— Begin Provided data —

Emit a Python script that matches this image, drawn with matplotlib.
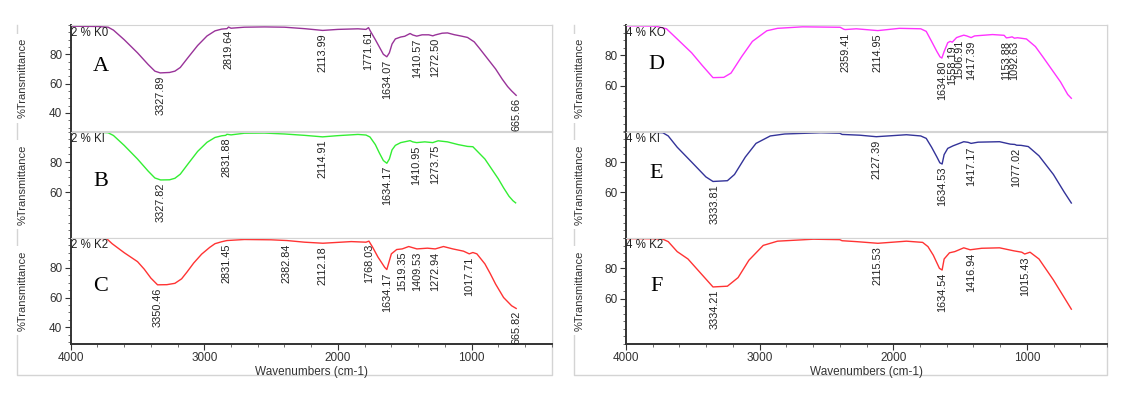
import numpy as np
import matplotlib.pyplot as plt
from matplotlib.lines import Line2D

plt.rcParams['font.family'] = ['Liberation Sans', 'DejaVu Sans']

# ---- spectra (wavenumber cm-1, %T) ----
A_WN = [4000, 3800, 3720, 3680, 3600, 3500, 3420, 3370, 3330, 3260, 3220, 3180, 3120, 3050, 2980,
        2920, 2870, 2830, 2819, 2800, 2700, 2550, 2400, 2250, 2114, 2000, 1850, 1790, 1771, 1755,
        1720, 1690, 1660, 1634, 1615, 1595, 1570, 1530, 1500, 1460, 1440, 1410, 1370, 1320, 1290,
        1272, 1220, 1180, 1130, 1080, 1030, 980, 940, 880, 820, 770, 730, 700, 666]
A_T = [99.2, 99.0, 98.5, 96.5, 90, 81, 73, 68.5, 67.3, 67.6, 68.5, 71, 78, 86, 92.5,
       96, 97.2, 97.5, 98.6, 97.8, 98.5, 98.7, 98.5, 97.5, 96.3, 97, 97.4, 97.0, 98.2, 95.5,
       90, 85, 80, 78.3, 81, 87, 90.5, 91.8, 92.3, 94.2, 93.2, 92.4, 93.3, 93.3, 92.6,
       93.2, 94.4, 94.6, 93.4, 92.5, 91.5, 88.5, 84, 77, 70, 63, 58, 55, 52]

B_WN = [4000, 3800, 3720, 3680, 3600, 3500, 3420, 3370, 3327, 3260, 3220, 3180, 3120, 3050, 2980,
        2920, 2870, 2840, 2831, 2800, 2700, 2550, 2400, 2250, 2115, 2000, 1850, 1790, 1760, 1720,
        1690, 1660, 1634, 1615, 1595, 1570, 1530, 1460, 1440, 1411, 1350, 1290, 1274, 1250, 1180,
        1100, 1030, 990, 950, 900, 850, 800, 760, 720, 690, 670]
B_T = [99.8, 99.7, 99.3, 97.5, 91, 82, 74, 69.5, 68.2, 68.3, 69.3, 72, 79, 87, 93,
       96.2, 97.3, 97.6, 98.3, 97.9, 99.0, 99.1, 98.5, 97.6, 96.6, 97.4, 98.2, 97.8, 96.5, 91.5,
       86, 81, 79.2, 82, 88, 91, 92.8, 94.1, 93.3, 92.8, 93.3, 92.8, 93.3, 94, 93.3,
       91.5, 90.3, 90.1, 86.5, 82, 75.5, 69, 63, 57.5, 54.5, 53.1]

C_WN = [4000, 3800, 3730, 3690, 3600, 3500, 3450, 3400, 3350, 3280, 3220, 3170, 3130, 3080, 3020,
        2960, 2920, 2870, 2831, 2700, 2500, 2382, 2250, 2112, 1900, 1790, 1768, 1740, 1700, 1650,
        1634, 1600, 1560, 1519, 1470, 1409, 1330, 1272, 1210, 1140, 1060, 1017, 990, 960, 900,
        860, 820, 760, 700, 666]
C_T = [99.7, 99.6, 99.3, 96, 90, 84, 79, 73, 68.5, 68.6, 69.5, 72.5, 77, 83, 89,
       93.5, 96, 97.3, 98.1, 98.8, 98.6, 98.1, 97, 96.3, 97.4, 97, 97.7, 93.6, 87, 80.2,
       78.7, 89.2, 92.1, 92.5, 94.1, 92.5, 93, 92.5, 94.1, 92.5, 91, 89.2, 90.1, 89.2, 82.5,
       76, 69, 60, 54.5, 52.7]

D_WN = [4000, 3800, 3777, 3697, 3617, 3509, 3429, 3349, 3268, 3214, 3134, 3054, 2946, 2866, 2678,
        2397, 2370, 2359, 2276, 2115, 1954, 1794, 1753, 1713, 1673, 1650, 1636, 1619, 1592, 1574,
        1558, 1526, 1507, 1472, 1450, 1417, 1391, 1257, 1170, 1153, 1130, 1110, 1093, 1070, 1003,
        936, 880, 828, 748, 694, 667]
D_T = [99.5, 99.3, 99.2, 97.5, 90.8, 81.7, 73.3, 65.3, 65.5, 68.3, 79.2, 89.2, 96.2, 97.8, 98.8,
       98.5, 97.2, 97.0, 97.5, 96.3, 97.8, 97.5, 95.8, 89.2, 82.5, 79, 78.2, 82.5, 88.3, 89.2,
       88.7, 91.7, 92.3, 93.3, 92.8, 91.7, 92.8, 93.7, 93.2, 91.5, 91.8, 92.2, 91.3, 91.6, 90.8,
       85.8, 79, 72.5, 62.5, 54.2, 51.7]

E_WN = [4000, 3800, 3724, 3684, 3617, 3509, 3402, 3349, 3241, 3188, 3107, 3027, 2920, 2812, 2544,
        2400, 2383, 2250, 2127, 1901, 1794, 1753, 1713, 1673, 1651, 1634, 1619, 1592, 1552, 1472,
        1440, 1417, 1365, 1204, 1123, 1090, 1077, 1043, 989, 909, 801, 721, 667]
E_T = [99.7, 99.6, 99.3, 97.2, 89.8, 80, 70.2, 67.2, 67.7, 71.8, 83.3, 92.3, 97.2, 98.5, 99.3,
       99.0, 98.2, 97.7, 96.7, 98, 97.2, 95.6, 89.8, 83.3, 79.5, 78.7, 84.9, 89, 90.7, 93.4,
       93.0, 92.3, 93.1, 93.4, 91.8, 91.6, 91.1, 91.0, 90.2, 84.1, 71.8, 60.3, 53]

F_WN = [4000, 3800, 3724, 3684, 3617, 3536, 3429, 3349, 3241, 3161, 3080, 2973, 2866, 2598, 2400,
        2383, 2276, 2115, 1901, 1780, 1740, 1700, 1654, 1634, 1619, 1579, 1539, 1472, 1424, 1338,
        1204, 1097, 1038, 1016, 976, 909, 801, 721, 667]
F_T = [99.7, 99.6, 99.3, 97.7, 91.1, 86.2, 75.6, 67.7, 68.2, 73.9, 85.4, 95.2, 98, 99.3, 99.0,
       98.3, 97.7, 96.6, 98, 97.2, 94.4, 88.7, 80, 78.9, 86.2, 90.3, 91.1, 93.6, 92.3, 93.3,
       93.6, 91.6, 90.7, 89.5, 90.7, 86.2, 72.3, 60.8, 53]

# ---- peak labels ----
A_PEAKS = [3327.89, 2819.64, 2113.99, 1771.61, 1634.07, 1410.57, 1272.50, 665.66]
B_PEAKS = [3327.82, 2831.88, 2114.91, 1634.17, 1410.95, 1273.75]
C_PEAKS = [3350.46, 2831.45, 2382.84, 2112.18, 1768.03, 1634.17, 1519.35, 1409.53,
           1272.94, 1017.71, 665.82]
D_PEAKS = [2359.41, 2114.95, 1634.80, 1558.19, 1506.91, 1417.39, 1153.88, 1092.63]
E_PEAKS = [3333.81, 2127.39, 1634.53, 1417.17, 1077.02]
F_PEAKS = [3334.21, 2115.53, 1634.54, 1416.94, 1015.43]

SAMPLES = ["2 % K0", "2 % KI", "2 % K2", "4 % KO", "4 % KI", "4 % K2"]
LETTERS = ["A", "B", "C", "D", "E", "F"]
COLORS = ["#993399", "#33ee33", "#ff3333", "#ff33ff", "#333399", "#ff3333"]
YLIMS = [(27.5, 100), (48.5, 99.5), (29, 100), (46.7, 100), (47, 100), (47.5, 100.3)]
YTICKS = [[40, 60, 80], [60, 80], [40, 60, 80], [60, 80], [60, 80], [60, 80]]
LETTER_Y = [0.61, 0.53, 0.54, 0.625, 0.61, 0.54]

W, H = 1133, 399
fig = plt.figure(figsize=(W / 100, H / 100), dpi=100)

spectra = [(A_WN, A_T, A_PEAKS), (B_WN, B_T, B_PEAKS), (C_WN, C_T, C_PEAKS),
           (D_WN, D_T, D_PEAKS), (E_WN, E_T, E_PEAKS), (F_WN, F_T, F_PEAKS)]

col_x = [70.7, 626]
label_x = [23, 580]
ax_w = 481
row_top = [25, 131.7, 237.7]
row_h = 106.2
frame_c = "#d4d4d4"

for i, (wn, tr, peaks) in enumerate(spectra):
    col, row = divmod(i, 3)
    x0 = col_x[col] / W
    y0 = 1 - (row_top[row] + row_h) / H
    ax = fig.add_axes([x0, y0, ax_w / W, row_h / H])
    ax.plot(wn, tr, color=COLORS[i], lw=1.0)
    ax.set_xlim(4000, 400)
    ax.set_ylim(*YLIMS[i])
    ax.set_yticks(YTICKS[i])
    ax.set_yticks(np.arange(30, 101, 5), minor=True)
    ax.set_xticks([4000, 3000, 2000, 1000])
    ax.set_xticks(np.arange(400, 4001, 200), minor=True)
    ax.tick_params(axis="y", which="major", length=4, labelsize=8.5, colors="#333333", pad=2)
    ax.tick_params(axis="y", which="minor", length=2, colors="#555555")
    for s in ["top", "right"]:
        ax.spines[s].set_color(frame_c)
    ax.spines["left"].set_color("#333333")
    ax.spines["left"].set_linewidth(1.4)
    if row < 2:
        ax.spines["bottom"].set_color(frame_c)
        ax.tick_params(axis="x", which="both", length=0, labelbottom=False)
    else:
        ax.spines["bottom"].set_color("#333333")
        ax.spines["bottom"].set_linewidth(1.4)
        ax.tick_params(axis="x", which="major", length=4, labelsize=8.5, colors="#333333", pad=2)
        ax.tick_params(axis="x", which="minor", length=2, colors="#555555")
        ax.set_xlabel("Wavenumbers (cm-1)", fontsize=8.5, color="#333333", labelpad=1)

    ax.text(0.0, 0.985, SAMPLES[i], transform=ax.transAxes, fontsize=8.3,
            ha="left", va="top", color="#222222")
    ax.text(0.063, LETTER_Y[i], LETTERS[i], transform=ax.transAxes, fontsize=16,
            family="Liberation Serif", ha="center", va="center")

    wr = np.array(wn[::-1], dtype=float)
    trr = np.array(tr[::-1], dtype=float)
    for p in peaks:
        yv = np.interp(p, wr, trr)
        ax.annotate(f"{p:.2f}", (p, yv), xytext=(0, -2), textcoords="offset points",
                    rotation=90, ha="center", va="top", fontsize=7.8, color="#222222",
                    annotation_clip=False)

    yc = 1 - (row_top[row] + row_h / 2) / H
    fig.text(label_x[col] / W, yc, "%Transmittance",
             rotation=90, ha="center", va="center", fontsize=8, color="#333333",
             bbox=dict(facecolor="white", edgecolor="none", pad=3))

# outer frames
for left, right in [(17, 551.7), (574, 1106.7)]:
    pts = [(left, 25), (left, 375), (right, 375), (right, 25)]
    xs = [p[0] / W for p in pts]
    ys = [1 - p[1] / H for p in pts]
    fig.add_artist(Line2D(xs, ys, color=frame_c, lw=1.0, zorder=-5))

fig.savefig("out.png", dpi=100)
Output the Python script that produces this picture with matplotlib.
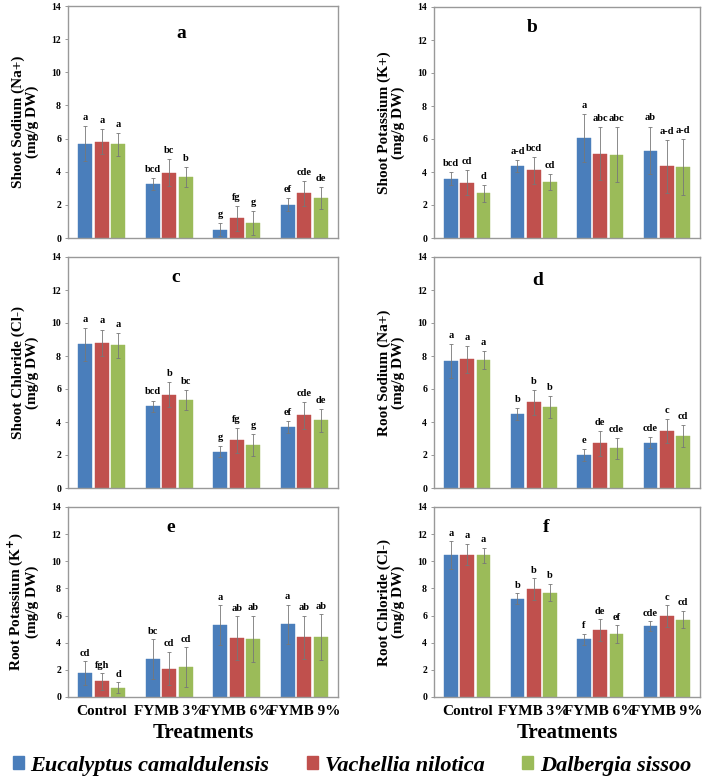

— End Provided data —

# Written task:
Look at the listing and set down only the lines from its start through the line with "58, 55, 52]", word for word and without pictures.

# Finished answer:
Emit a Python script that matches this image, drawn with matplotlib.
import numpy as np
import matplotlib.pyplot as plt
from matplotlib.lines import Line2D

plt.rcParams['font.family'] = ['Liberation Sans', 'DejaVu Sans']

# ---- spectra (wavenumber cm-1, %T) ----
A_WN = [4000, 3800, 3720, 3680, 3600, 3500, 3420, 3370, 3330, 3260, 3220, 3180, 3120, 3050, 2980,
        2920, 2870, 2830, 2819, 2800, 2700, 2550, 2400, 2250, 2114, 2000, 1850, 1790, 1771, 1755,
        1720, 1690, 1660, 1634, 1615, 1595, 1570, 1530, 1500, 1460, 1440, 1410, 1370, 1320, 1290,
        1272, 1220, 1180, 1130, 1080, 1030, 980, 940, 880, 820, 770, 730, 700, 666]
A_T = [99.2, 99.0, 98.5, 96.5, 90, 81, 73, 68.5, 67.3, 67.6, 68.5, 71, 78, 86, 92.5,
       96, 97.2, 97.5, 98.6, 97.8, 98.5, 98.7, 98.5, 97.5, 96.3, 97, 97.4, 97.0, 98.2, 95.5,
       90, 85, 80, 78.3, 81, 87, 90.5, 91.8, 92.3, 94.2, 93.2, 92.4, 93.3, 93.3, 92.6,
       93.2, 94.4, 94.6, 93.4, 92.5, 91.5, 88.5, 84, 77, 70, 63, 58, 55, 52]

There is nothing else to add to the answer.